● **Brief**
Write the lines out exactly as they stand, from the one containing "Emit a Python" through the one containing "from matplotlib.patches import Rectangle", and only those. Omit pictures.

Code that draws figures:
========================

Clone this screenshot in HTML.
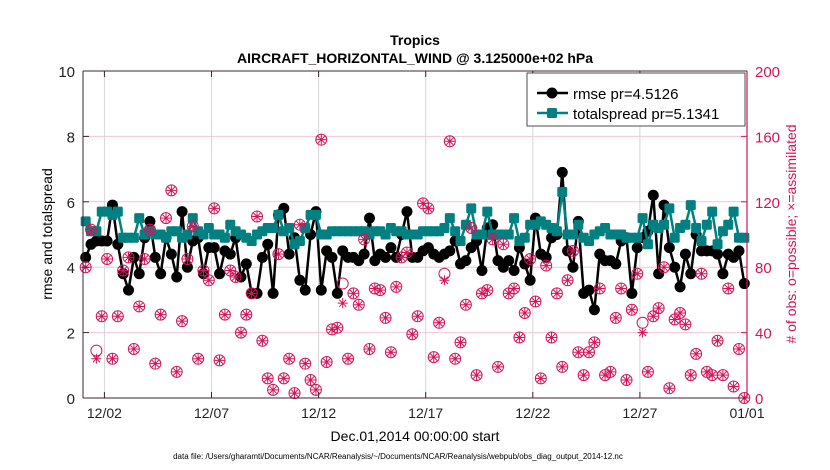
<!DOCTYPE html>
<html><head><meta charset="utf-8"><style>
body{margin:0;background:#fff;}
svg{display:block;font-family:"Liberation Sans",sans-serif;}
</style></head><body>
<svg id="chart" width="830" height="470" viewBox="0 0 830 470" xmlns="http://www.w3.org/2000/svg">
<rect width="830" height="470" fill="#fff"/>
<g id="grid"></g>
<g id="series"></g>
<g id="axes"></g>
<text x="415" y="45" text-anchor="middle" font-size="14" font-weight="bold">Tropics</text>
<text x="415" y="63" text-anchor="middle" font-size="14" font-weight="bold">AIRCRAFT_HORIZONTAL_WIND @ 3.125000e+02 hPa</text>
<text transform="translate(52,234) rotate(-90)" text-anchor="middle" font-size="14">rmse and totalspread</text>
<text transform="translate(796,234) rotate(-90)" text-anchor="middle" font-size="14" fill="#d4145a"># of obs: o=possible; ×=assimilated</text>
<text x="415" y="441" text-anchor="middle" font-size="14">Dec.01,2014 00:00:00 start</text>
<text x="398" y="459" text-anchor="middle" font-size="8">data file: /Users/gharamti/Documents/NCAR/Reanalysis/~/Documents/NCAR/Reanalysis/webpub/obs_diag_output_2014-12.nc</text>
<g>
<rect x="527" y="73" width="218" height="53" fill="#fff" stroke="#222" stroke-width="0.8"/>
<line x1="537" y1="93" x2="568" y2="93" stroke="#000" stroke-width="2.5"/>
<circle cx="552" cy="93" r="5.5" fill="#000"/>
<text x="573" y="99" font-size="15">rmse pr=4.5126</text>
<line x1="537" y1="113" x2="568" y2="113" stroke="#008080" stroke-width="2.5"/>
<rect x="547" y="108" width="10" height="10" rx="1.5" fill="#008080"/>
<text x="573" y="119" font-size="15">totalspread pr=5.1341</text>
</g>
</svg>
<script>
const rmse=[4.3,4.7,4.8,4.8,4.8,5.9,4.7,3.8,3.3,4.3,3.8,4.9,5.4,4.3,3.8,4.9,4.4,3.7,5.7,4.0,4.8,4.9,3.8,4.6,4.6,3.8,4.5,4.4,4.9,3.7,4.1,3.2,
3.2,4.3,4.7,3.2,5.6,5.8,4.4,4.9,3.6,3.3,5.0,5.7,3.3,4.5,4.3,3.2,4.5,4.3,4.3,4.2,4.4,5.5,4.2,4.4,4.3,4.6,4.3,5.0,5.7,4.3,4.3,
4.5,4.6,4.4,4.3,4.4,4.5,4.8,4.1,4.2,4.6,4.8,3.9,5.2,5.3,4.2,4.0,4.2,3.9,4.6,4.1,3.6,5.5,4.4,4.3,4.9,5.0,6.9,4.5,4.0,5.4,3.2,
3.3,2.7,4.4,4.2,4.2,4.1,4.8,4.9,3.2,4.6,4.9,5.1,6.2,3.8,5.9,4.6,4.0,3.4,4.4,3.8,5.0,4.5,4.5,4.5,4.4,3.8,4.4,4.3,4.5,3.5];
const spread=[5.4,5.1,5.1,5.7,5.7,5.6,5.7,4.9,4.9,4.9,5.5,5.0,5.1,5.0,5.0,4.9,5.1,5.1,4.9,5.0,5.5,5.1,5.0,5.2,5.0,5.0,4.9,5.3,5.1,5.0,4.9,4.8,
5.0,5.1,5.2,5.2,5.6,5.1,5.2,4.7,4.8,5.2,5.6,5.6,5.0,5.0,5.1,5.1,5.1,5.1,5.1,5.1,5.1,5.0,5.1,5.1,5.0,5.2,5.1,5.1,5.0,5.0,5.0,
5.1,5.1,5.1,5.1,5.2,5.5,5.1,4.8,5.3,5.8,5.0,5.0,5.7,5.0,5.0,5.0,5.0,5.5,4.8,4.9,5.3,5.3,5.4,5.3,5.2,5.1,6.3,5.0,5.0,5.3,4.9,
4.8,5.0,5.1,5.2,5.0,5.0,5.0,4.9,4.9,4.9,5.5,4.7,5.3,5.2,5.3,5.8,4.9,5.2,5.3,5.9,5.2,4.8,5.3,5.7,4.7,5.1,5.3,5.7,4.9,4.9];
const possible=[80,103,29,50,85,24,50,78,86,30,56,85,103,21,51,110,127,16,47,85,105,24,78,72,116,23,51,78,74,40,51,64,111,35,12,5,88,12,24,
3,106,21,11,5,158,22,42,43,70,24,64,57,97,30,67,66,49,28,68,86,89,39,50,119,116,25,46,76,157,24,34,57,104,14,64,66,97,19,94,
64,67,37,52,85,59,12,81,37,64,19,72,90,28,14,28,34,67,14,16,49,67,11,54,76,46,16,50,55,80,6,48,52,45,14,27,76,16,14,35,14,67,7,30,0];
const assimilated=[80,103,24,50,85,24,50,78,86,30,56,85,103,21,51,110,127,16,47,85,105,24,78,72,116,23,51,78,74,40,51,64,111,35,12,5,88,12,24,
3,106,21,11,5,158,22,42,43,58,24,64,57,97,30,67,66,49,28,68,86,89,39,50,119,116,25,46,72,157,24,34,57,104,14,64,66,97,19,94,
64,67,37,52,85,59,12,81,37,64,19,72,90,28,14,28,34,67,14,16,49,67,11,54,76,40,16,50,55,80,6,48,52,45,14,27,76,16,14,35,14,67,7,30,0];
const xTickDays=[1,6,11,16,21,26,31];
const xTickLabels=["12/02","12/07","12/12","12/17","12/22","12/27","01/01"];
const yTicks=[0,2,4,6,8,10];
const yRightTicks=[0,40,80,120,160,200];

const L=83,R=747,T=71,B=398,NS="http://www.w3.org/2000/svg";
const xs=d=>L+(R-L)*d/31;
const ys=v=>B-(B-T)*v/10;
const yr=v=>B-(B-T)*v/200;
const tDay=i=>0.125+0.25*i;
function mk(tag,attrs,parent){const e=document.createElementNS(NS,tag);for(const k in attrs)e.setAttribute(k,attrs[k]);parent.appendChild(e);return e;}
const grid=document.getElementById('grid'),ser=document.getElementById('series'),ax=document.getElementById('axes');
xTickDays.forEach((d,i)=>{
  const g=mk('line',{x1:xs(d),x2:xs(d),y1:T,y2:B,stroke:'#d6d6d6','stroke-width':1},grid);
  
  
  mk('line',{x1:xs(d),x2:xs(d),y1:B,y2:B-6,stroke:'#3a2430','stroke-width':1},ax);
  mk('line',{x1:xs(d),x2:xs(d),y1:T,y2:T+6,stroke:'#3a2430','stroke-width':1},ax);
  const t=mk('text',{x:xs(d),y:B+20,'text-anchor':'middle','font-size':14,fill:'#222'},ax);
  t.textContent=xTickLabels[i];
  
  
});
yRightTicks.forEach(v=>{
  if(v>0&&v<200){const g=mk('line',{x1:L,x2:R,y1:yr(v),y2:yr(v),stroke:'#f2c6d6','stroke-width':1},grid);
  
  }
  mk('line',{x1:R,x2:R-6,y1:yr(v),y2:yr(v),stroke:'#d4145a','stroke-width':1},ax);
  const t=mk('text',{x:R+8,y:yr(v)+6,'font-size':15,fill:'#d4145a'},ax);
  t.textContent=v;
  
  
});
yTicks.forEach(v=>{
  mk('line',{x1:L,x2:L+6,y1:ys(v),y2:ys(v),stroke:'#3a2430','stroke-width':1},ax);
  const t=mk('text',{x:L-8,y:ys(v)+6,'text-anchor':'end','font-size':15,fill:'#222'},ax);
  t.textContent=v;
  
  
});
mk('line',{x1:L,x2:L,y1:T,y2:B,stroke:'#3a2430','stroke-width':1},ax);
mk('line',{x1:L,x2:R,y1:B,y2:B,stroke:'#3a2430','stroke-width':1},ax);
mk('line',{x1:L,x2:R,y1:T,y2:T,stroke:'#3a2430','stroke-width':1},ax);
mk('line',{x1:R,x2:R,y1:T,y2:B,stroke:'#d4145a','stroke-width':1.2},ax);

const rl=mk('polyline',{points:rmse.map((v,i)=>xs(tDay(i))+','+ys(v)).join(' '),fill:'none',stroke:'#000','stroke-width':2.5},ser);


rmse.forEach((v,i)=>{const c=mk('circle',{cx:xs(tDay(i)),cy:ys(v),r:5.5,fill:'#000'},ser);

});
const sl=mk('polyline',{points:spread.map((v,i)=>xs(tDay(i))+','+ys(v)).join(' '),fill:'none',stroke:'#008080','stroke-width':2.5},ser);


spread.forEach((v,i)=>{const c=mk('rect',{x:xs(tDay(i))-5,y:ys(v)-5,width:10,height:10,rx:1.5,fill:'#008080'},ser);

});
possible.forEach((v,i)=>{const c=mk('circle',{cx:xs(tDay(i)),cy:yr(v),r:5.5,fill:'none',stroke:'#d4145a','stroke-width':1},ser);

});
assimilated.forEach((v,i)=>{const x=xs(tDay(i)),y=yr(v),s=5;
const d=`M${x-s},${y}H${x+s}M${x},${y-s}V${y+s}M${x-s*0.7},${y-s*0.7}L${x+s*0.7},${y+s*0.7}M${x-s*0.7},${y+s*0.7}L${x+s*0.7},${y-s*0.7}`;
const p=mk('path',{d:d,stroke:'#d4145a','stroke-width':1,fill:'none'},ser);

});
</script>
</body></html>
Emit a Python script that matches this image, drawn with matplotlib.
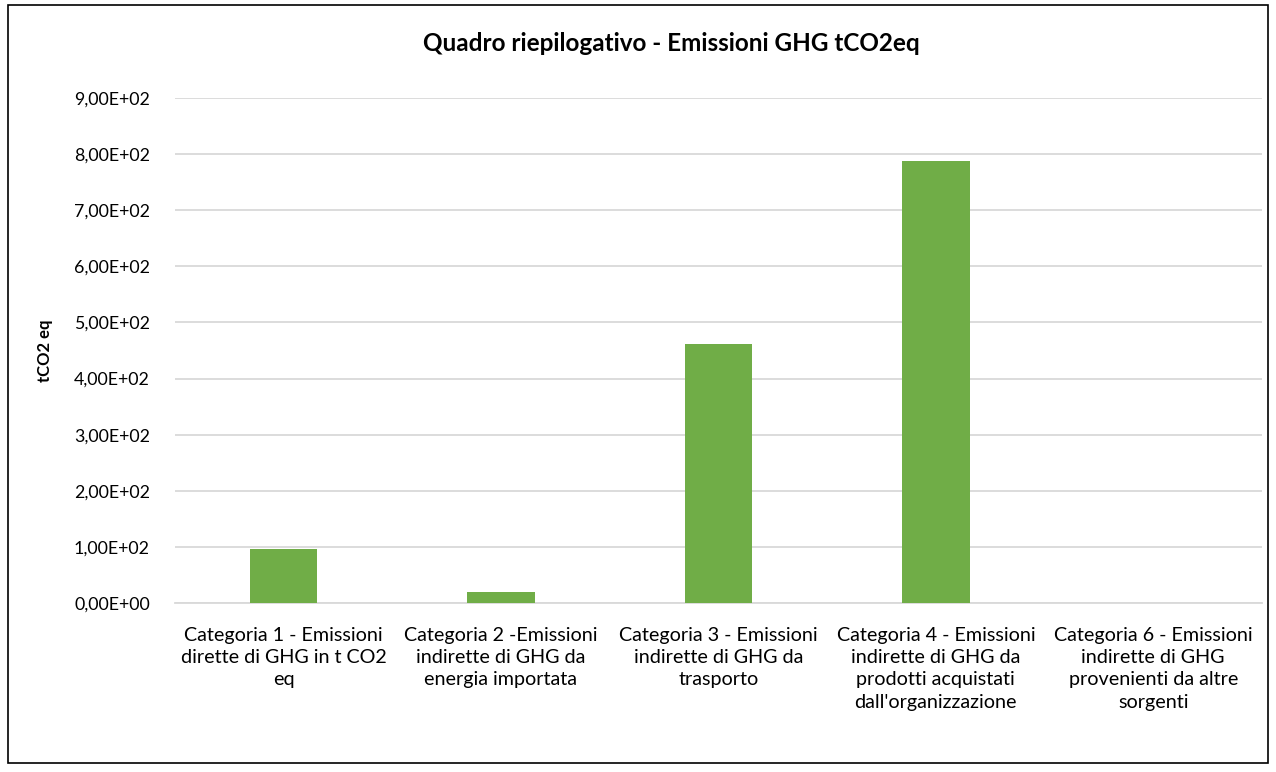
import numpy as np
import matplotlib.pyplot as plt
from matplotlib.ticker import FuncFormatter
from matplotlib.patches import Rectangle

# dati (tCO2 eq)
categorie = [
    "Categoria 1 - Emissioni\ndirette di GHG in t CO2\neq",
    "Categoria 2 -Emissioni\nindirette di GHG da\nenergia importata",
    "Categoria 3 - Emissioni\nindirette di GHG da\ntrasporto",
    "Categoria 4 - Emissioni\nindirette di GHG da\nprodotti acquistati\ndall'organizzazione",
    "Categoria 6 - Emissioni\nindirette di GHG\nprovenienti da altre\nsorgenti",
]
valori = [96.6, 19.5, 461.0, 788.0, 0.0]
tick_y = [0, 100, 200, 300, 400, 500, 600, 700, 800, 900]

plt.rcParams['font.family'] = ['Lato', 'DejaVu Sans']

fig = plt.figure(figsize=(12.76, 7.72), dpi=100)
ax = fig.add_axes([0.137, 0.219, 0.852, 0.654])

x = np.arange(len(categorie))
ax.bar(x, valori, width=0.31, color='#70AD47', zorder=3)

ax.set_xlim(-0.5, len(categorie) - 0.5)
ax.set_ylim(0, 900)
ax.set_yticks(tick_y)
ax.yaxis.set_major_formatter(FuncFormatter(
    lambda v, p: ("%.2E" % v).replace('.', ',')))
ax.set_xticks(x)
ax.set_xticklabels(categorie, fontsize=14.2, linespacing=1.38)
ax.tick_params(axis='y', labelsize=12.8, length=0, pad=18)
ax.tick_params(axis='x', length=0, pad=17)

ax.grid(axis='y', color='#D9D9D9', linewidth=1.3, zorder=0)
for s in ['top', 'right', 'left']:
    ax.spines[s].set_visible(False)
ax.spines['bottom'].set_color('#D9D9D9')
ax.spines['bottom'].set_linewidth(1.3)

ax.set_ylabel('tCO2 eq', fontsize=12, fontweight='bold')
ax.yaxis.set_label_coords(-0.112, 0.5)

fig.text(0.526, 0.944, 'Quadro riepilogativo - Emissioni GHG tCO2eq',
         ha='center', va='center', fontsize=17.5, fontweight='bold')

# cornice del grafico
fig.patches.append(Rectangle((0.006, 0.012), 0.988, 0.982, transform=fig.transFigure,
                             fill=False, edgecolor='black', linewidth=1.2))

fig.savefig('out.png', dpi=100)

========================

● **Complete response**
Emit a Python script that matches this image, drawn with matplotlib.
import numpy as np
import matplotlib.pyplot as plt
from matplotlib.ticker import FuncFormatter
from matplotlib.patches import Rectangle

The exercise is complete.